Riccelli Enterprises has encountered another hurdle in its efforts to build two concrete plants on Northern Boulevard. The Cicero Planning Board voted Monday that Riccelli’s application was “incomplete” because the town code does not allow for facilities that manufacture asphalt.
Riccelli received planning board approval in 2014 for two Portland cement, or ready mix, concrete plants, but in November 2014 the company asked to change one of the plants to a bituminous concrete mix, or asphalt, plant. In February 2015, Riccelli withdrew the application but resubmitted it in April.
William J. Gilberti Jr., an attorney for Riccelli, said the planning board’s decision was a “sad day” for business owners in Cicero and said Riccelli was not granted “due process” in the review of the site plan application.
According to Article VII, Section 210-28 B of the town code, the planning board must review site plan applications for “completeness and suitability” per code requirements; Article VII, 210-29 A-1 states that the planning board must also consider a site plan’s “compatibility of the proposed use with neighboring uses.”
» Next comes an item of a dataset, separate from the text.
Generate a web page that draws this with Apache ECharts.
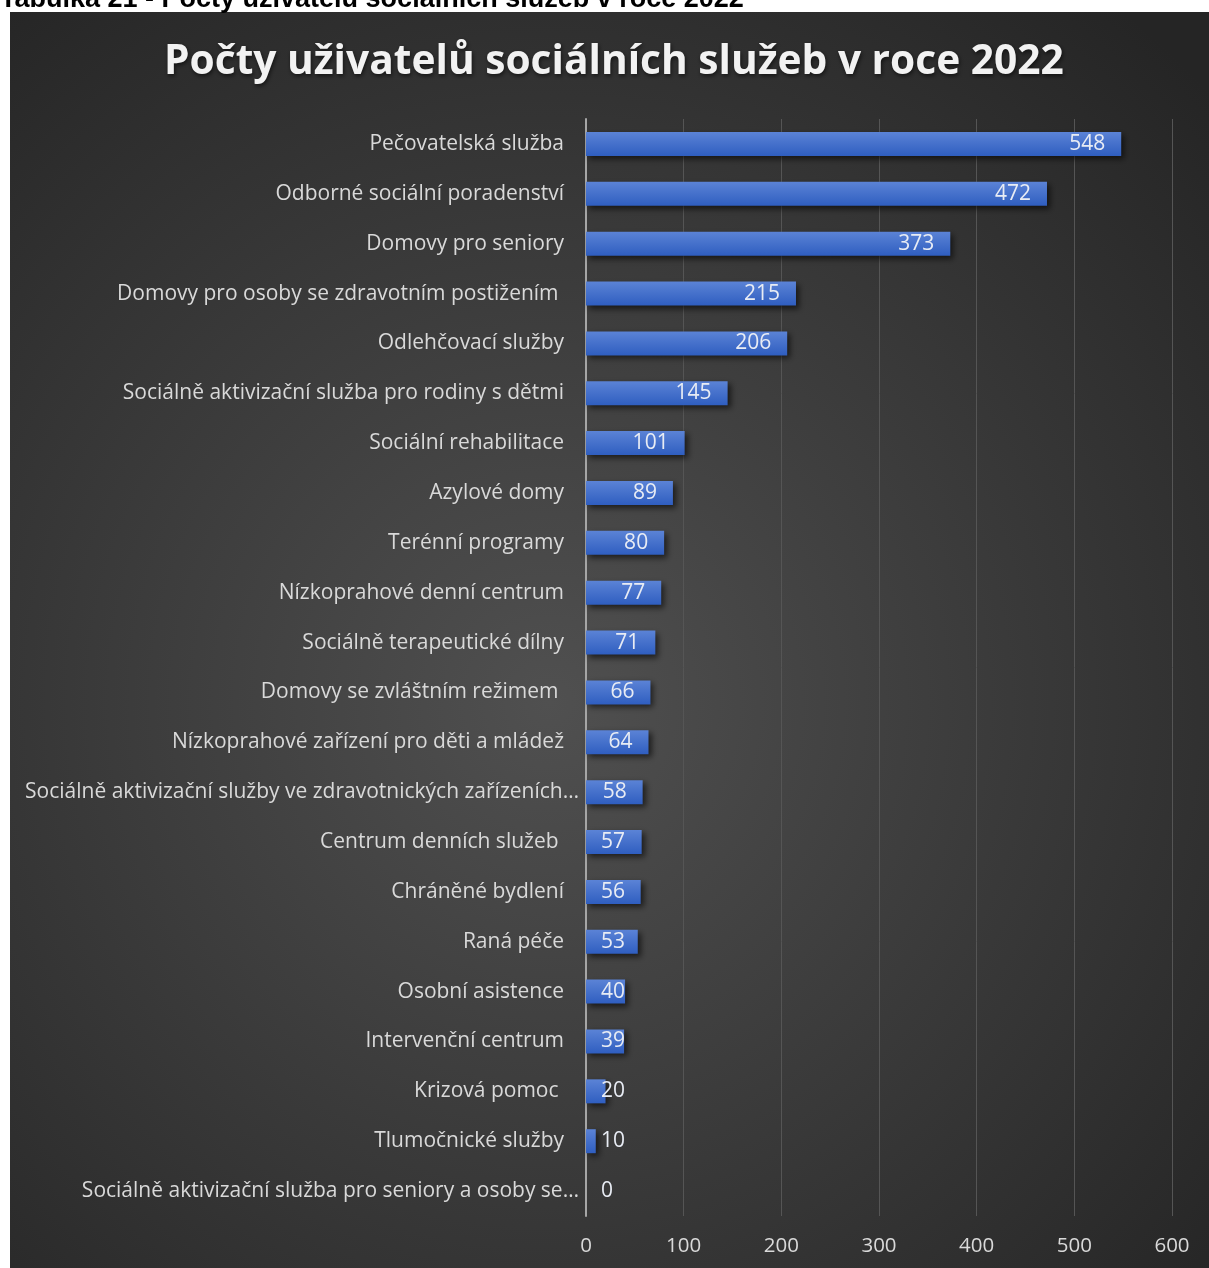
<!DOCTYPE html>
<html>
<head>
<meta charset="utf-8">
<script src="https://cdn.jsdelivr.net/npm/echarts@6/dist/echarts.min.js"></script>
<style>
html,body{margin:0;padding:0;background:#fff;}
#c{width:1209px;height:1268px;}
</style>
</head>
<body>
<div id="c"></div>
<script>
const caption = 'Tabulka 21 - Počty uživatelů sociálních služeb v roce 2022';
const chartTitle = 'Počty uživatelů sociálních služeb v roce 2022';
const categories = [
  'Pečovatelská služba',
  'Odborné sociální poradenství',
  'Domovy pro seniory',
  'Domovy pro osoby se zdravotním postižením ',
  'Odlehčovací služby',
  'Sociálně aktivizační služba pro rodiny s dětmi',
  'Sociální rehabilitace',
  'Azylové domy',
  'Terénní programy',
  'Nízkoprahové denní centrum',
  'Sociálně terapeutické dílny',
  'Domovy se zvláštním režimem ',
  'Nízkoprahové zařízení pro děti a mládež',
  'Sociálně aktivizační služby ve zdravotnických zařízeních…',
  'Centrum denních služeb ',
  'Chráněné bydlení',
  'Raná péče',
  'Osobní asistence',
  'Intervenční centrum',
  'Krizová pomoc ',
  'Tlumočnické služby',
  'Sociálně aktivizační služba pro seniory a osoby se…'
];
const values = [548, 472, 373, 215, 206, 145, 101, 89, 80, 77, 71, 66, 64, 58, 57, 56, 53, 40, 39, 20, 10, 0];
const xTicks = [0, 100, 200, 300, 400, 500, 600];

const FONT = '"Open Sans", "Noto Sans", sans-serif';
const chart = echarts.init(document.getElementById('c'));

const catData = categories.map(c => c.endsWith('…')
  ? {value: c, textStyle: {padding: [0, -15, 0, 0]}}
  : c);

const barData = values.map(v => ({
  value: v,
  label: v < 58
    ? {position: 'insideLeft', distance: 15}
    : {position: 'insideRight', distance: 16}
}));

chart.setOption({
  animation: false,
  graphic: [
    {
      type: 'rect', z: -10, silent: true,
      shape: {x: 10, y: 12, width: 1199, height: 1256},
      style: {
        fill: new echarts.graphic.RadialGradient(0.45, 0.55, 0.75, [
          {offset: 0, color: '#505050'},
          {offset: 1, color: '#252525'}
        ])
      }
    },
    {
      type: 'text', z: 10, silent: true,
      style: {x: 0, y: 13, verticalAlign: 'bottom', text: caption,
        font: 'bold 27px "Liberation Sans", Arial, sans-serif', fill: '#000'}
    }
  ],
  title: {
    text: chartTitle,
    left: 159, top: 37,
    textStyle: {
      fontFamily: FONT, fontWeight: 'bold', fontSize: 40.7, color: '#f2f2f2',
      textShadowColor: 'rgba(0,0,0,0.6)', textShadowBlur: 4, textShadowOffsetX: 1, textShadowOffsetY: 2
    }
  },
  grid: {left: 586, right: 37, top: 119, bottom: 52, containLabel: false},
  xAxis: {
    type: 'value', min: 0, max: 600, interval: 100,
    axisLine: {show: false}, axisTick: {show: false},
    splitLine: {show: true, lineStyle: {color: '#555555', width: 1}},
    axisLabel: {color: '#d9d9d9', fontFamily: FONT, fontSize: 20.5, margin: 20,
      formatter: v => xTicks.includes(v) ? String(v) : ''}
  },
  yAxis: {
    type: 'category', data: catData, inverse: true,
    axisLine: {show: true, lineStyle: {color: '#a6a6a6', width: 2}},
    axisTick: {show: false},
    axisLabel: {color: '#d9d9d9', fontFamily: FONT, fontSize: 21, margin: 22, interval: 0}
  },
  series: [{
    type: 'bar', data: barData, barWidth: 24,
    itemStyle: {
      color: new echarts.graphic.LinearGradient(0, 0, 0, 1, [
        {offset: 0, color: '#5b83d6'},
        {offset: 1, color: '#2f5ec0'}
      ]),
      shadowColor: 'rgba(0,0,0,0.6)', shadowBlur: 6, shadowOffsetX: 3, shadowOffsetY: 3
    },
    label: {show: true, color: '#e8ecf4', fontFamily: FONT, fontSize: 21}
  }]
});
</script>
</body>
</html>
Four of the five planning board members voted to label Riccelli’s application incomplete; Chairman Bob Smith abstained, as he has recused himself from voting on Riccelli because of a possible conflict of interest.
The planning board’s vote comes after two postponements of a public hearing regarding Riccelli’s application. The board adjourned the public hearing May 6 when more people than the town hall could fit showed up to voice their opinions. A continuation of the hearing had been scheduled for May 20 at Cicero-North Syracuse High School, but that date was canceled as well.
Planning board attorney Neil Germain said the town planning board referred Riccelli’s application to the Onondaga County Planning Board. OCPB confirmed that they received the referral May 19, but the county responded that the planning board’s referral was incomplete because the Cicero Zoning Board of Appeals had not granted Riccelli a use variance for the site.
“Basically, the county referral indicates that the project requires a use variance and further states that the manufacturing or processing of asphalt is prohibited in the zone,” Germain said. “From the county’s perspective, the referral is incomplete because it was not accompanied by a variance.”
Germain added that the county requested a written explanation as to why the ZBA did not take action on the need for a use variance. He said Riccelli’s representatives sent a letter May 22 stating that they did not believe the referral “was a determination by the code officer because it was not signed by the codes enforcement officer.”
Germain also noted that Director of Code Enforcement Richard Hooper had written a letter Jan. 28, 2015, stating that Riccelli’s site plan had been denied because “it was not an approvable use within the zone.”
Hooper reaffirmed that opinion to the planning board.
“In my opinion, based on the current codes, it is not an approved use in that zone,” Hooper said.
Germain said Riccelli can appeal the determination at the ZBA to try to gain the use variance, but Gilberti said he was not yet sure what his client’s course of action would be.
“I have to say I’m surprised by what occurred tonight,” Gilberti said. “In my opinion, it’s a very, very, very sad day for everybody who owns a business in the town of Cicero.”